NMR flow imaging of fluids and solid suspensions in Poiseuille flow

Abstract

The application of nuclear magnetic resonance (NMR) flow imaging to the study of Poiseuille flows of single‐phase fluids and solid/liquid suspensions is demonstrated and investigated. Two fluids were studied: a mixture of a low‐molecular‐weight polyether oil and water which is Newtonian and an aqueous solution of a high‐molecular‐weight polymer which is non‐Newtonian. The velocity profiles of these fluids in Poiseuille flow measured by NMR are in excellent agreement with those predicted from viscometric data using a power law model.
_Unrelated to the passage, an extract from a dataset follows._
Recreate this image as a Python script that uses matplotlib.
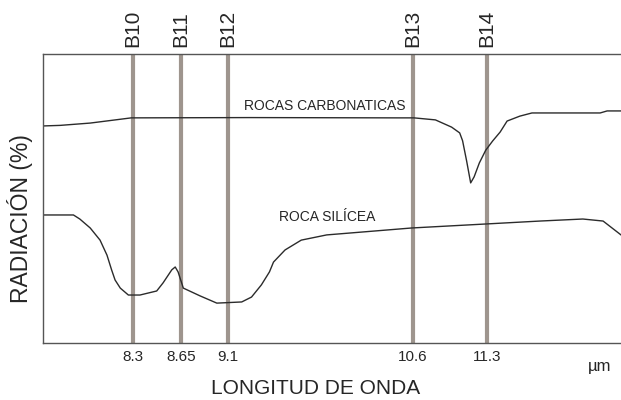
import matplotlib
matplotlib.use("Agg")
import matplotlib.pyplot as plt
import matplotlib.transforms as mtransforms

plt.rcParams['font.family'] = ['Liberation Sans', 'DejaVu Sans']

# posición relativa a lo largo del eje (0-100) y longitud de onda de cada banda
band_names = ['B10', 'B11', 'B12', 'B13', 'B14']
band_pos = [15.6, 23.9, 32.0, 64.0, 76.8]
band_wl = ['8.3', '8.65', '9.1', '10.6', '11.3']

# curva de rocas carbonáticas
carb_x = [0, 3.0, 8.2, 15.3, 35.8, 61.1, 64.2, 67.9, 70.7, 72.1, 72.6, 73.3,
          74.0, 74.6, 75.5, 76.6, 77.8, 79.1, 80.3, 82.5, 84.6, 96.4, 97.6, 100]
carb_y = [75.1, 75.3, 76.1, 77.9, 78.0, 77.9, 77.9, 77.2, 74.7, 72.7, 70.0, 63.0,
          55.4, 57.5, 62.3, 66.7, 69.9, 73.0, 76.8, 78.5, 79.6, 79.6, 80.3, 80.3]

# curva de roca silícea
sil_x = [0, 5.3, 6.4, 8.2, 9.9, 11.1, 11.9, 12.5, 13.4, 14.8, 16.8, 19.7, 20.8,
         22.3, 22.9, 23.4, 24.3, 27.2, 30.1, 34.4, 36.1, 37.8, 39.2, 39.9, 41.9,
         44.7, 49.1, 63.8, 76.8, 86.0, 93.4, 96.9, 100]
sil_y = [44.3, 44.3, 42.9, 39.8, 35.6, 30.4, 25.3, 21.8, 19.0, 16.6, 16.6, 18.0,
         20.8, 25.3, 26.3, 24.6, 19.0, 16.3, 13.8, 14.2, 15.9, 20.1, 24.6, 28.0,
         32.2, 35.6, 37.4, 39.8, 41.2, 42.2, 42.9, 42.2, 37.4]

txt = '#262626'
fig = plt.figure(figsize=(6.21, 4.0), dpi=100)
ax = fig.add_axes([42.8 / 621, 57 / 400, 1 - 42.8 / 621, 289 / 400])
ax.set_xlim(0, 100)
ax.set_ylim(0, 100)

# bandas
for x in band_pos:
    ax.axvline(x, color='#9e958e', lw=3.0, zorder=1)

ax.plot(carb_x, carb_y, color='#2b2b2b', lw=1.0, zorder=2)
ax.plot(sil_x, sil_y, color='#2b2b2b', lw=1.0, zorder=2)

ax.text(48.7, 82.0, 'ROCAS CARBONATICAS', ha='center', va='center',
        fontsize=10, color=txt)
ax.text(49.2, 43.5, 'ROCA SILÍCEA', ha='center', va='center',
        fontsize=10, color=txt)

# nombres de banda encima del marco
trans = mtransforms.blended_transform_factory(ax.transData, ax.transAxes)
for x, name in zip(band_pos, band_names):
    ax.annotate(name, xy=(x, 1.0), xycoords=trans, xytext=(0, 5),
                textcoords='offset points', rotation=90, ha='center',
                va='bottom', fontsize=15, color=txt)

ax.set_xticks(band_pos)
ax.set_xticklabels(band_wl, fontsize=11, color=txt)
ax.tick_params(axis='x', length=0, pad=5)
ax.set_yticks([])

for side in ['top', 'bottom', 'left']:
    ax.spines[side].set_color('#555555')
    ax.spines[side].set_linewidth(1.0)
ax.spines['right'].set_visible(False)

fig.text(316 / 621, 1 - 388 / 400, 'LONGITUD DE ONDA', ha='center',
         va='center', fontsize=15, color=txt)
fig.text(600 / 621, 1 - 367 / 400, 'µm', ha='center', va='center',
         fontsize=12, color=txt)
fig.text(20 / 621, 1 - 219 / 400, 'RADIACIÓN (%)', ha='center', va='center',
         rotation=90, fontsize=16.5, color=txt)

fig.savefig('out.png', dpi=100)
The suspensions investigated consisted of density‐matched compositions of solid poly(methyl methacrylate) beads of various concentrations up to 52% in a Newtonian, polyether‐based liquid. At particle loadings above 40% these suspensions exhibited rheological behavior akin to what has been reportedly observed for some solid‐rocket motor propellant compositions. NMR‐derived flow velocities of these suspensions at high particle loadings show clear deviations from the Newtonian parabolic behavior and some unusual intensity features which are not yet fully understood. The capabilities and limitations of NMR flow imaging as well as considerations for data interpretation in the special case of highly filled suspensions is discussed.